From your study of the wavefunction, you know that |ψ⟩ encodes a probability distribution: before measurement, a particle can have a superposition of many outcomes with definite probabilities for each. But the moment you measure, you get one specific result, and the wavefunction "collapses" to the corresponding eigenstate. This jarring jump is the measurement problem: quantum mechanics gives no mechanism for it. Schrödinger's equation is smooth, deterministic, and linear — it does not produce sudden collapses on its own.
The problem has two layers. First, there is the discontinuity: unitary evolution under the Schrödinger equation preserves superpositions, yet measurement appears to destroy them. If the measuring device is also a quantum system (as it must be), then coupling the system to the device should produce an entangled superposition of (system state + device state) — not a definite outcome. Second, there is the preferred basis problem: why does a measurement of spin force a collapse into spin-up or spin-down, rather than some other basis? The formalism doesn't say which observable is "being measured" — you have to add that by hand.

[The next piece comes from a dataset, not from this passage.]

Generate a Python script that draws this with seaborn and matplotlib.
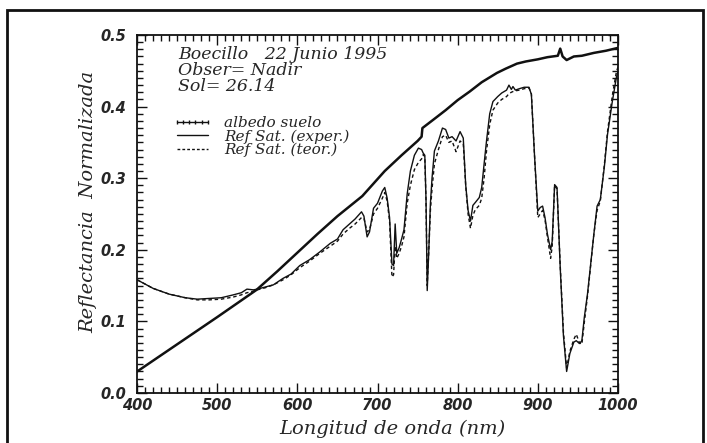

Different interpretations give radically different answers. The Copenhagen interpretation declares that collapse is a primitive rule of quantum theory, not something to be derived — measurement is simply outside the theory's scope. The many-worlds interpretation denies that collapse happens at all: the entangled superposition of system and device really does persist, but the observer becomes entangled with one branch and cannot perceive the others. The pilot wave (Bohmian) interpretation posits hidden variables — the particle always has a definite position guided by the wavefunction, and "collapse" is just updating your knowledge. Objective collapse theories (like GRW) modify the Schrödinger equation to include stochastic terms that occasionally collapse the wavefunction spontaneously.
What makes this a deep problem rather than a philosophical quibble is that these interpretations make different empirical predictions in principle, even if they agree on all currently testable cases. The measurement problem also underlies practical challenges in quantum computing: decoherence (entanglement with the environment) effectively behaves like continuous measurement, destroying the superpositions that make quantum algorithms powerful. Understanding why and when quantum systems "collapse" is thus both a foundational question and an engineering one.